Type out the complete listing below word for word, without its pictures.

-------- Dataset excerpt --------

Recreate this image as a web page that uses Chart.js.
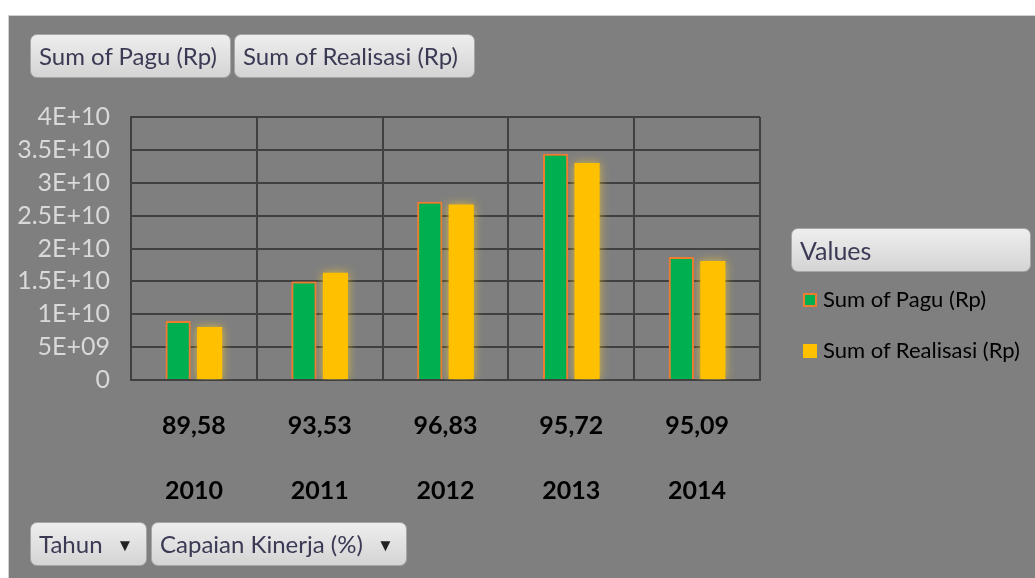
<!DOCTYPE html>
<html>
<head>
<meta charset="utf-8">
<script src="https://cdn.jsdelivr.net/npm/chart.js@4/dist/chart.umd.min.js"></script>
<style>
  html, body { margin: 0; padding: 0; background: #fff; }
  #panel { position: absolute; left: 8px; top: 15px; width: 1027px; height: 563px; background: #7f7f7f; border-left: 1px solid #d0d0d0; border-top: 1px solid #d0d0d0; box-sizing: border-box; }
  #chartBox { position: absolute; left: 0; top: 0; width: 1027px; height: 563px; }
  .btn { position: absolute; height: 44px; box-sizing: border-box; border: 1px solid #a6a6a6; border-radius: 7px;
         background: linear-gradient(#eeeeee, #d4d4d4); color: #3b3a55; font-family: Lato, sans-serif; font-size: 24px;
         line-height: 42px; padding-left: 8px; white-space: nowrap; }
  .btn .arr { font-size: 17px; margin-left: 14px; color: #222; vertical-align: 2px; }
  .leg { position: absolute; font-family: Lato, sans-serif; font-size: 22px; color: #000; white-space: nowrap; }
  .leg i { display: inline-block; width: 14px; height: 14px; box-sizing: border-box; margin-right: 6px; vertical-align: 0px; }
</style>
</head>
<body>
<div id="panel">
  <div id="chartBox"><canvas id="c"></canvas></div>
</div>
<div class="btn" style="left:30px;top:34px;width:201px;">Sum of Pagu (Rp)</div>
<div class="btn" style="left:234px;top:34px;width:241px;">Sum of Realisasi (Rp)</div>
<div class="btn" style="left:30px;top:522px;width:117px;">Tahun<span class="arr">&#9660;</span></div>
<div class="btn" style="left:151px;top:522px;width:256px;">Capaian Kinerja (%)<span class="arr">&#9660;</span></div>
<div class="btn" style="left:791px;top:228px;width:240px;font-size:25px;">Values</div>
<div id="legend"></div>
<script>
const years = ["2010", "2011", "2012", "2013", "2014"];
const capaian = ["89,58", "93,53", "96,83", "95,72", "95,09"];
const pagu = [8.97e9, 1.5e10, 2.71e10, 3.44e10, 1.87e10];
const realisasi = [8.05e9, 1.63e10, 2.67e10, 3.3e10, 1.81e10];
const seriesNames = ["Sum of Pagu (Rp)", "Sum of Realisasi (Rp)"];
const yTicks = ["0", "5E+09", "1E+10", "1.5E+10", "2E+10", "2.5E+10", "3E+10", "3.5E+10", "4E+10"];

const glow = {
  id: "glow",
  beforeDatasetDraw(chart, args) {
    const ctx = chart.ctx;
    ctx.save();
    ctx.shadowColor = args.index === 0 ? "rgba(237,125,49,0.8)" : "rgba(255,210,40,0.7)";
    ctx.shadowBlur = 10;
  },
  afterDatasetDraw(chart) { chart.ctx.restore(); }
};

new Chart(document.getElementById("c"), {
  type: "bar",
  data: {
    labels: years.map((y, i) => [capaian[i], y]),
    datasets: [
      { label: seriesNames[0], data: pagu, backgroundColor: "#00b050", borderColor: "#ed7d31", borderWidth: 2,
        categoryPercentage: 0.5, barPercentage: 0.8 },
      { label: seriesNames[1], data: realisasi, backgroundColor: "#ffc000", borderWidth: 0,
        categoryPercentage: 0.5, barPercentage: 0.8 }
    ]
  },
  options: {
    responsive: true,
    maintainAspectRatio: false,
    animation: false,
    layout: { padding: { left: 0, right: 276, top: 101, bottom: 0 } },
    plugins: { legend: { display: false }, tooltip: { enabled: false } },
    scales: {
      x: {
        grid: { color: "#404040", lineWidth: 2, drawTicks: false, offset: true },
        border: { color: "#404040", width: 2 },
        ticks: { color: "#000", font: { family: "Lato", size: 25, weight: "bold", lineHeight: 2.6 }, padding: 13, maxRotation: 0 },
        afterFit(s) { s.height = 199; }
      },
      y: {
        min: 0, max: 4e10,
        grid: { color: "#404040", lineWidth: 2, drawTicks: false },
        border: { color: "#404040", width: 2 },
        ticks: { stepSize: 5e9, autoSkip: false, color: "#d9d9d9", font: { family: "Lato", size: 25, lineHeight: 1 }, padding: 21,
                 callback: (v) => yTicks[Math.round(v / 5e9)] },
        afterFit(s) { s.width = 122; }
      }
    }
  },
  plugins: [glow, {
    id: "rightBorder",
    afterDraw(chart) {
      const { ctx, chartArea } = chart;
      ctx.save();
      ctx.strokeStyle = "#404040"; ctx.lineWidth = 2;
      ctx.beginPath(); ctx.moveTo(chartArea.right, chartArea.top); ctx.lineTo(chartArea.right, chartArea.bottom); ctx.stroke();
      ctx.restore();
    }
  }]
});

// legend
const legColors = [["#00b050", "2px solid #ed7d31"], ["#ffc000", "none"]];
const legTop = [285, 336];
document.getElementById("legend").innerHTML = seriesNames.map((n, i) =>
  `<div class="leg" style="left:803px;top:${legTop[i]}px;"><i style="background:${legColors[i][0]};border:${legColors[i][1]}"></i>${n}</div>`
).join("");
</script>
</body>
</html>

--------

Final result =
Recreate this image as a web page that uses Chart.js.
<!DOCTYPE html>
<html>
<head>
<meta charset="utf-8">
<script src="https://cdn.jsdelivr.net/npm/chart.js@4/dist/chart.umd.min.js"></script>
<style>
  html, body { margin: 0; padding: 0; background: #fff; }
  #panel { position: absolute; left: 8px; top: 15px; width: 1027px; height: 563px; background: #7f7f7f; border-left: 1px solid #d0d0d0; border-top: 1px solid #d0d0d0; box-sizing: border-box; }
  #chartBox { position: absolute; left: 0; top: 0; width: 1027px; height: 563px; }
  .btn { position: absolute; height: 44px; box-sizing: border-box; border: 1px solid #a6a6a6; border-radius: 7px;
         background: linear-gradient(#eeeeee, #d4d4d4); color: #3b3a55; font-family: Lato, sans-serif; font-size: 24px;
         line-height: 42px; padding-left: 8px; white-space: nowrap; }
  .btn .arr { font-size: 17px; margin-left: 14px; color: #222; vertical-align: 2px; }
  .leg { position: absolute; font-family: Lato, sans-serif; font-size: 22px; color: #000; white-space: nowrap; }
  .leg i { display: inline-block; width: 14px; height: 14px; box-sizing: border-box; margin-right: 6px; vertical-align: 0px; }
</style>
</head>
<body>
<div id="panel">
  <div id="chartBox"><canvas id="c"></canvas></div>
</div>
<div class="btn" style="left:30px;top:34px;width:201px;">Sum of Pagu (Rp)</div>
<div class="btn" style="left:234px;top:34px;width:241px;">Sum of Realisasi (Rp)</div>
<div class="btn" style="left:30px;top:522px;width:117px;">Tahun<span class="arr">&#9660;</span></div>
<div class="btn" style="left:151px;top:522px;width:256px;">Capaian Kinerja (%)<span class="arr">&#9660;</span></div>
<div class="btn" style="left:791px;top:228px;width:240px;font-size:25px;">Values</div>
<div id="legend"></div>
<script>
const years = ["2010", "2011", "2012", "2013", "2014"];
const capaian = ["89,58", "93,53", "96,83", "95,72", "95,09"];
const pagu = [8.97e9, 1.5e10, 2.71e10, 3.44e10, 1.87e10];
const realisasi = [8.05e9, 1.63e10, 2.67e10, 3.3e10, 1.81e10];
const seriesNames = ["Sum of Pagu (Rp)", "Sum of Realisasi (Rp)"];
const yTicks = ["0", "5E+09", "1E+10", "1.5E+10", "2E+10", "2.5E+10", "3E+10", "3.5E+10", "4E+10"];

const glow = {
  id: "glow",
  beforeDatasetDraw(chart, args) {
    const ctx = chart.ctx;
    ctx.save();
    ctx.shadowColor = args.index === 0 ? "rgba(237,125,49,0.8)" : "rgba(255,210,40,0.7)";
    ctx.shadowBlur = 10;
  },
  afterDatasetDraw(chart) { chart.ctx.restore(); }
};

new Chart(document.getElementById("c"), {
  type: "bar",
  data: {
    labels: years.map((y, i) => [capaian[i], y]),
    datasets: [
      { label: seriesNames[0], data: pagu, backgroundColor: "#00b050", borderColor: "#ed7d31", borderWidth: 2,
        categoryPercentage: 0.5, barPercentage: 0.8 },
      { label: seriesNames[1], data: realisasi, backgroundColor: "#ffc000", borderWidth: 0,
        categoryPercentage: 0.5, barPercentage: 0.8 }
    ]
  },
  options: {
    responsive: true,
    maintainAspectRatio: false,
    animation: false,
    layout: { padding: { left: 0, right: 276, top: 101, bottom: 0 } },
    plugins: { legend: { display: false }, tooltip: { enabled: false } },
    scales: {
      x: {
        grid: { color: "#404040", lineWidth: 2, drawTicks: false, offset: true },
        border: { color: "#404040", width: 2 },
        ticks: { color: "#000", font: { family: "Lato", size: 25, weight: "bold", lineHeight: 2.6 }, padding: 13, maxRotation: 0 },
        afterFit(s) { s.height = 199; }
      },
      y: {
        min: 0, max: 4e10,
        grid: { color: "#404040", lineWidth: 2, drawTicks: false },
        border: { color: "#404040", width: 2 },
        ticks: { stepSize: 5e9, autoSkip: false, color: "#d9d9d9", font: { family: "Lato", size: 25, lineHeight: 1 }, padding: 21,
                 callback: (v) => yTicks[Math.round(v / 5e9)] },
        afterFit(s) { s.width = 122; }
      }
    }
  },
  plugins: [glow, {
    id: "rightBorder",
    afterDraw(chart) {
      const { ctx, chartArea } = chart;
      ctx.save();
      ctx.strokeStyle = "#404040"; ctx.lineWidth = 2;
      ctx.beginPath(); ctx.moveTo(chartArea.right, chartArea.top); ctx.lineTo(chartArea.right, chartArea.bottom); ctx.stroke();
      ctx.restore();
    }
  }]
});

// legend
const legColors = [["#00b050", "2px solid #ed7d31"], ["#ffc000", "none"]];
const legTop = [285, 336];
document.getElementById("legend").innerHTML = seriesNames.map((n, i) =>
  `<div class="leg" style="left:803px;top:${legTop[i]}px;"><i style="background:${legColors[i][0]};border:${legColors[i][1]}"></i>${n}</div>`
).join("");
</script>
</body>
</html>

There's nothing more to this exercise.